■ TASK PROMPT
Every line with the word "this" in it should be extracted from the data that follows.

■ RECORD EXCERPTS
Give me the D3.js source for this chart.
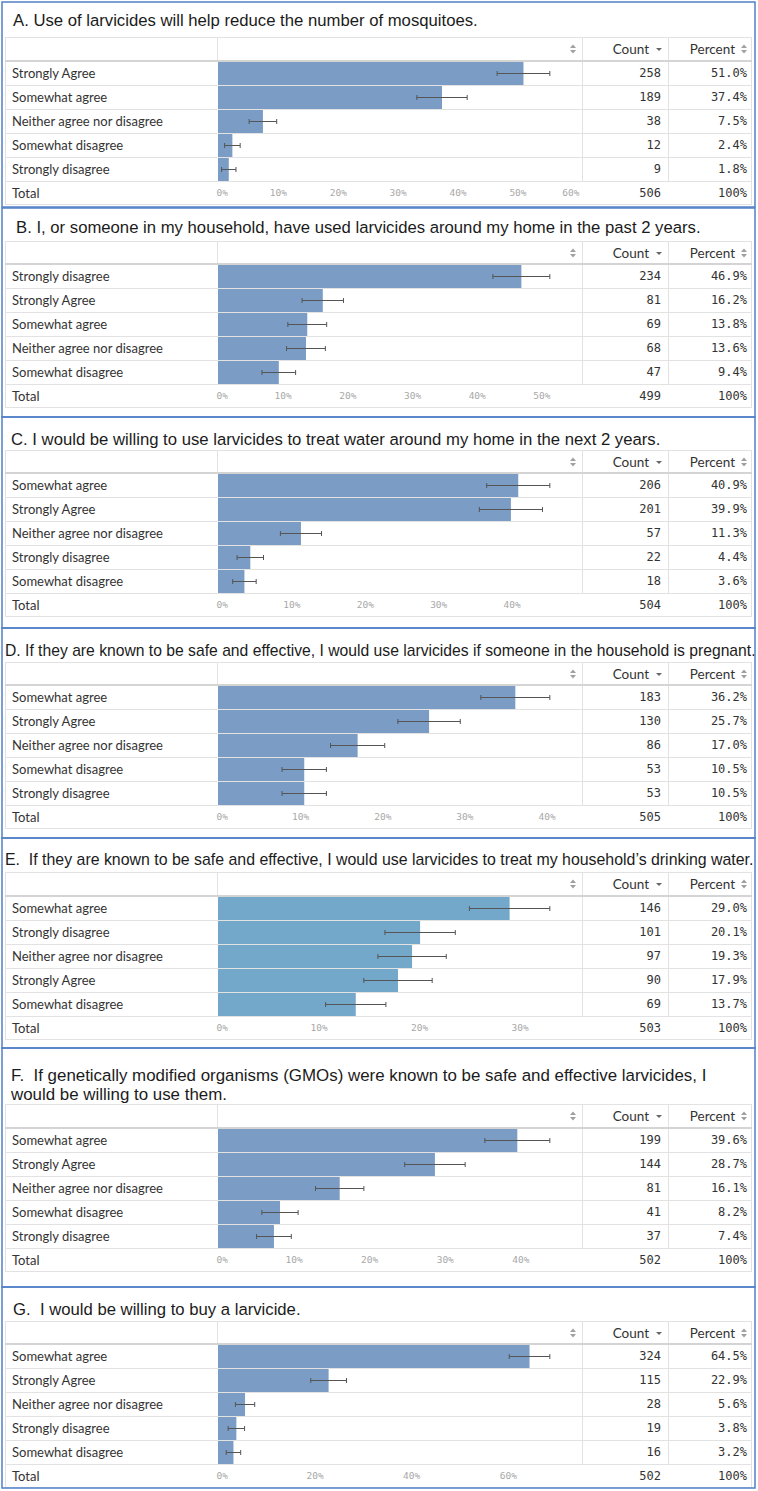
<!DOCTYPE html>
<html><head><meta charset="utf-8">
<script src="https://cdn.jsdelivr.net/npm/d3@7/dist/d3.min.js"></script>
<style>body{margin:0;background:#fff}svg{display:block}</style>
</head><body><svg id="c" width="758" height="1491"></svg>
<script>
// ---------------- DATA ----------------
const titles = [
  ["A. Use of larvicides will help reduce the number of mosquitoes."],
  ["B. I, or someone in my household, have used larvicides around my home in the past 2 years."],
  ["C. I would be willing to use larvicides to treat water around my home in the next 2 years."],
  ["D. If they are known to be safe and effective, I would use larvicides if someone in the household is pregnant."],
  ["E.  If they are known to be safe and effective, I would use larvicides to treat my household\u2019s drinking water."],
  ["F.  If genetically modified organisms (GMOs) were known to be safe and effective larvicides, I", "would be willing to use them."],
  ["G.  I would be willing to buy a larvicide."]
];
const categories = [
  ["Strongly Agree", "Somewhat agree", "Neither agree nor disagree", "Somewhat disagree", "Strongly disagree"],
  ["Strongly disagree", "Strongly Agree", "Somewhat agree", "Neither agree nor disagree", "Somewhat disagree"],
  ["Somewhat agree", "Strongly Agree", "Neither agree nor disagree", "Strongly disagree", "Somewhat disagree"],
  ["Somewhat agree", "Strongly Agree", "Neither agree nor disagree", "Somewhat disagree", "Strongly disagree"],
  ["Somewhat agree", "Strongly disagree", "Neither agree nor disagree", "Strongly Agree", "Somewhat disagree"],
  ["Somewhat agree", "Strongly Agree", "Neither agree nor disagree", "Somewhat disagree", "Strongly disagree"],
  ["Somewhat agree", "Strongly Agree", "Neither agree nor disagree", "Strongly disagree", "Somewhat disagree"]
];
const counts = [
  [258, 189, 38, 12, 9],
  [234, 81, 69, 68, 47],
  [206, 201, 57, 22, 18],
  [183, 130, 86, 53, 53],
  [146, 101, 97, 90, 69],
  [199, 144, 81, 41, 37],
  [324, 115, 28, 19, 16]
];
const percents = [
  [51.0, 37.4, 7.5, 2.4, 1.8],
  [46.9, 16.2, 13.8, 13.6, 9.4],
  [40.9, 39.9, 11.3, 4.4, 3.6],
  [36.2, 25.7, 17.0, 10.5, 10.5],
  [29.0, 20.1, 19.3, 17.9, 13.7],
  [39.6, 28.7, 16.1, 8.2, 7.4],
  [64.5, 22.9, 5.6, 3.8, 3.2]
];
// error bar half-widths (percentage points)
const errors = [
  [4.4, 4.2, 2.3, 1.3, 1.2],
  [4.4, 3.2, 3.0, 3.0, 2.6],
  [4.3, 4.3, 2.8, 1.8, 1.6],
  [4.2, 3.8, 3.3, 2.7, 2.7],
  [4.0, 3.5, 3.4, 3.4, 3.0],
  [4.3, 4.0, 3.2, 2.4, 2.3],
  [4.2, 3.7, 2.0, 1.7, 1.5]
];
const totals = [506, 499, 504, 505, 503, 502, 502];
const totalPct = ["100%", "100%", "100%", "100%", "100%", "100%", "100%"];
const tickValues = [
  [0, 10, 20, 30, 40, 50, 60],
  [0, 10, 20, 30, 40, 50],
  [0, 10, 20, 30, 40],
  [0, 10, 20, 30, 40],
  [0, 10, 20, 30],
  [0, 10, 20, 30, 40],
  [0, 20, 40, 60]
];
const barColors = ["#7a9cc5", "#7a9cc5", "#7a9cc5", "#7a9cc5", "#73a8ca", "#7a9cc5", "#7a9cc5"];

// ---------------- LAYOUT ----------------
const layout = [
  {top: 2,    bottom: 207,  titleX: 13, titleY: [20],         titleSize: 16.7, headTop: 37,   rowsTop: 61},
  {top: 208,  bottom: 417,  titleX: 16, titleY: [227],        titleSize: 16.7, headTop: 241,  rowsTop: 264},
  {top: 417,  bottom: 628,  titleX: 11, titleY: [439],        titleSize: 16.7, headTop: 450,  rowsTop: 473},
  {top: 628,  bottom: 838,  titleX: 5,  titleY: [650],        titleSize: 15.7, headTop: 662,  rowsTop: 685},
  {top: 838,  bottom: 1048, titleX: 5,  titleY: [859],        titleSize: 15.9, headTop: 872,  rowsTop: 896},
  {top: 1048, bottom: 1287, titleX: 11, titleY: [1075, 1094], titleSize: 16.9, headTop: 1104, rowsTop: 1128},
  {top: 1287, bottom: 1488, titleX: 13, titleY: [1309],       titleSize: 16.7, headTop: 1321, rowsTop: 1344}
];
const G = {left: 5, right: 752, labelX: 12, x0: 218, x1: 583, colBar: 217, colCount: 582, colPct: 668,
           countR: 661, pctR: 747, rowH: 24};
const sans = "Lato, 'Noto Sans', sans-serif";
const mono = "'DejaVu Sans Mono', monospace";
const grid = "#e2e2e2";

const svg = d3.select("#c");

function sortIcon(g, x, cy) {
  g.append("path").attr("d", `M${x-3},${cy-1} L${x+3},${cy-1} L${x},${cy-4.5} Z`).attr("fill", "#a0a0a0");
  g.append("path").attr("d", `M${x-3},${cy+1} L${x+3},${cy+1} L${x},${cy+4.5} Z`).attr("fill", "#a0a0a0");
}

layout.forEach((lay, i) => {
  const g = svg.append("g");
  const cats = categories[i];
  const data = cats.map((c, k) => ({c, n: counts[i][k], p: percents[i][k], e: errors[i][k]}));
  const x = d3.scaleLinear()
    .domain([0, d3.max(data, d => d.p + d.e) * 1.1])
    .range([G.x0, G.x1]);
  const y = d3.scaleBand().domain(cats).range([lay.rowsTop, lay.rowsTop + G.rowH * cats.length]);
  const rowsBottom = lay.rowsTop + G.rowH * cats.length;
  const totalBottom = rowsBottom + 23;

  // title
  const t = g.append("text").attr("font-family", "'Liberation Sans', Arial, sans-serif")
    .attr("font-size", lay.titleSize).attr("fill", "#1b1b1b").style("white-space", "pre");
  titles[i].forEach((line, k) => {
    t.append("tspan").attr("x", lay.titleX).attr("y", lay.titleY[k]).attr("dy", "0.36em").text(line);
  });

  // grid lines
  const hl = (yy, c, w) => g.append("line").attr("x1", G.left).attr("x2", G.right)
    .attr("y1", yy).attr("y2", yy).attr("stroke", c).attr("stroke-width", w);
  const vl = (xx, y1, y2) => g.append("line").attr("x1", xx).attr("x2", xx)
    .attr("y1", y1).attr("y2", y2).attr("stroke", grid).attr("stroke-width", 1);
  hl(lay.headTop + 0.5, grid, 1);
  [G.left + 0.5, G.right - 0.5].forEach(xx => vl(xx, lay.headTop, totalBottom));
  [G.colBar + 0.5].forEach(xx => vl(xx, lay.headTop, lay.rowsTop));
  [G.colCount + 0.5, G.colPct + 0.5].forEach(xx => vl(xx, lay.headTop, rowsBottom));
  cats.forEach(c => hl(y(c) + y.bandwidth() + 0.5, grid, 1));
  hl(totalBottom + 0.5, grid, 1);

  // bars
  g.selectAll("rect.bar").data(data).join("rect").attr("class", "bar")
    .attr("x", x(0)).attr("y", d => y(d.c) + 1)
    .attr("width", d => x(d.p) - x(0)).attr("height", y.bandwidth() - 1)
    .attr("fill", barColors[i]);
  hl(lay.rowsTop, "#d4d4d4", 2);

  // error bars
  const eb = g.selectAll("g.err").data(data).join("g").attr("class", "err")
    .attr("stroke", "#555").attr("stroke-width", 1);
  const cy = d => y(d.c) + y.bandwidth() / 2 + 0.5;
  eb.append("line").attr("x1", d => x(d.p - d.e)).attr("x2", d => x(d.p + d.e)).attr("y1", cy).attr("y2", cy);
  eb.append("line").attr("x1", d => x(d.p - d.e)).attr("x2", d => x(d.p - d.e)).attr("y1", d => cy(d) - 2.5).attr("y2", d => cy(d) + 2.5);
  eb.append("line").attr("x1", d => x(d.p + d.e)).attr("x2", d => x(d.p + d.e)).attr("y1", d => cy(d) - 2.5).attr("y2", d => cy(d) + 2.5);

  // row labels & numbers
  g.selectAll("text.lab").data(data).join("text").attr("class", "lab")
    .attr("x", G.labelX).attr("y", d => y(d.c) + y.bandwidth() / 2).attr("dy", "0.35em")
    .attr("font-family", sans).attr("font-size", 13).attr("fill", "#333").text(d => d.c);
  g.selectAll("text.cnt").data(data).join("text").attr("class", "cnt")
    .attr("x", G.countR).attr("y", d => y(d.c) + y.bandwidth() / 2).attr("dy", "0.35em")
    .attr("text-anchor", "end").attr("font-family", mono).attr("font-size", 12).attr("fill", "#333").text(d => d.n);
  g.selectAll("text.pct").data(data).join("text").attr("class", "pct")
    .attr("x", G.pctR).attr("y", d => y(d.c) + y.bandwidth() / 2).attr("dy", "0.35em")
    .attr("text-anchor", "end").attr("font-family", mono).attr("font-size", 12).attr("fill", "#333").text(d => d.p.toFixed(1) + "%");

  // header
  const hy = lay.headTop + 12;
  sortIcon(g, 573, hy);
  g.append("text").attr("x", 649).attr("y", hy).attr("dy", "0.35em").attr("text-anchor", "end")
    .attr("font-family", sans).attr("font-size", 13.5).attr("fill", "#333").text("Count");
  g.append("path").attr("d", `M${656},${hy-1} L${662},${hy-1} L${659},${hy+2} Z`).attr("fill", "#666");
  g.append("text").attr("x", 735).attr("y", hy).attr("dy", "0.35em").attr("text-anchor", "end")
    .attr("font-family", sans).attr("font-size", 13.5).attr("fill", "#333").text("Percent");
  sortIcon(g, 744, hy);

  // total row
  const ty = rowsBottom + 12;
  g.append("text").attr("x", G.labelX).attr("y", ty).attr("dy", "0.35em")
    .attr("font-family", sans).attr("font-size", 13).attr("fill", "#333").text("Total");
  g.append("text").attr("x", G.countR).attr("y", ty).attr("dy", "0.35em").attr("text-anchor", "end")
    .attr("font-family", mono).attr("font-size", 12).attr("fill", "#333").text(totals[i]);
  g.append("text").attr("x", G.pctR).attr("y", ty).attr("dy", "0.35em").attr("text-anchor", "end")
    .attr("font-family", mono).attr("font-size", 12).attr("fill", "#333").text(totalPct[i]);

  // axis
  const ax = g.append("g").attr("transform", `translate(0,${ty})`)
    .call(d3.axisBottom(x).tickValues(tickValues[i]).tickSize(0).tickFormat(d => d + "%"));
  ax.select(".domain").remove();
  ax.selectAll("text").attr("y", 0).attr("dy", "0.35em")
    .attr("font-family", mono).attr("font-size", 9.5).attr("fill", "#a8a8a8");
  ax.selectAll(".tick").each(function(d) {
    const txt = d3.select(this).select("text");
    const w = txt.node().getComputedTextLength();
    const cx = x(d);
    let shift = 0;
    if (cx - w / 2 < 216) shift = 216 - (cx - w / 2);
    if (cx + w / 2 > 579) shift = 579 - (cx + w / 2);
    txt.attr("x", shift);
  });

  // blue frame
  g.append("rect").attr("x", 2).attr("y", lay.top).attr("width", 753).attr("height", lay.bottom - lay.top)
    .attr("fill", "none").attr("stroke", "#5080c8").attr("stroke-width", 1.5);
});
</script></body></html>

---

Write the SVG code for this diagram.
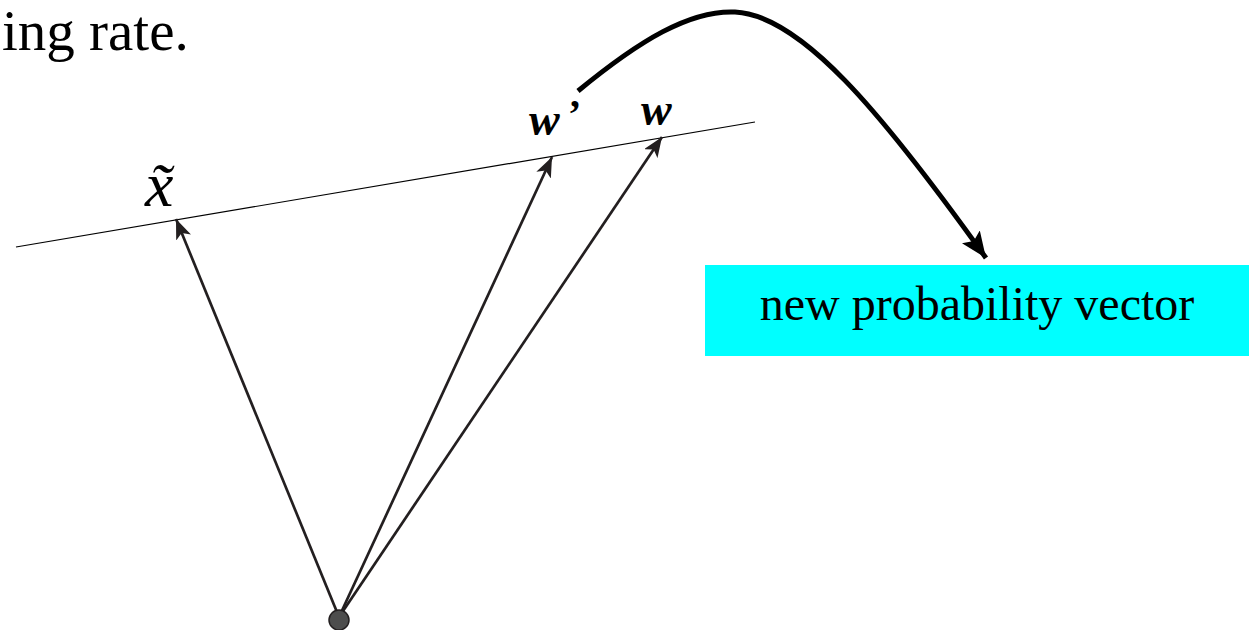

■ TASK RESPONSE
Give me the D3.js source for this chart.
    const txt = d3.select(this).select("text");
Write the SVG code for this diagram.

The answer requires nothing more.